But it can be hard to know what all that data is telling us and how to put it to good use.
Dr. Rukan Ahmed, a primary care provider at Kettering Health Springfield, sees a lot of health data from his patients, sent right from their phones. “I often have patients send me screenshots of that data on MyChart,” he explains. “They may not be entirely sure what it all means, but it is certainly useful to me.”
In fact, it’s because of this data that he can do more for patients and help them achieve their goals.
What should you track?
Your active calories burned or active heart rate on the treadmill may be the first thing you think of when it comes to your smart device. But “there are metrics that are related to all aspects of fitness and health,” Dr. Ahmed says.
Today’s smart devices and apps can distill your days into facts and figures—steps taken, overall distance traveled, average heart rate, sleep and wake cycles, and even menstrual cycle tracking.
Newer devices can seemingly read beneath your skin, measuring blood-oxygen levels, taking your temperature, signaling stress, and acting as an on-the-go electrocardiogram, alerting you to potentially dangerous changes in your heart’s rhythm.
Data from his own fitness tracker led Dr. Ahmed to get a sleep study. “I didn’t know I was waking up multiple times during the night and then just going back to sleep. I didn’t remember it at all,” he explains. But his fitness tracker knew, so to speak. The charts from his tracker revealed his inconsistent sleep, which led him to Sleep Medicine to find the cause of his unrestful nights.
How to track it
Based on conversations with patients, Dr. Ahmed recommends considering a few factors when tracking health metrics: the kind of device you want (wearable or something on your phone), its durability, and how you want to interact with and use the device.
While newer cell phones can track similar metrics as smart watches and fitness trackers, consider app compatibility, as well as whether they’re free or require a fee.
Check to see if different apps can feed into a dashboard on your phone, where you can see all your health data in one place. “A lot of people would not want to start over or not be able to import their data,” Dr. Ahmed says.

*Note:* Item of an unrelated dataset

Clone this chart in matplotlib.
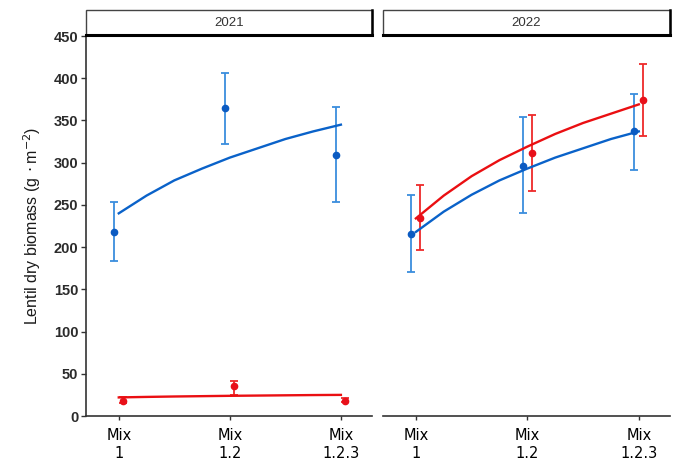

Some brands offer communities through their apps, letting you share progress, socialize, and host competitions—but they may charge for these features.
Other factors you’ll want to consider, too, are battery life and durability, whether you want buttons or a touch screen, water resistance for swimming, and even if it is covered by your insurance’s HSA or FSA.
Review data and goals with your provider
A primary care provider can help you know which metrics to track and guide you to create achievable goals. “I ask my patients, ‘Here’s where we are at, here’s an objective view of things. What is realistic for us as far as creating achievable goals?’” explains Dr. Ahmed. “Health and fitness look different for every single person.”
Though your provider can’t be with you throughout the day, the health data you collect and share will help them turn those facts and figures into better health and well-being.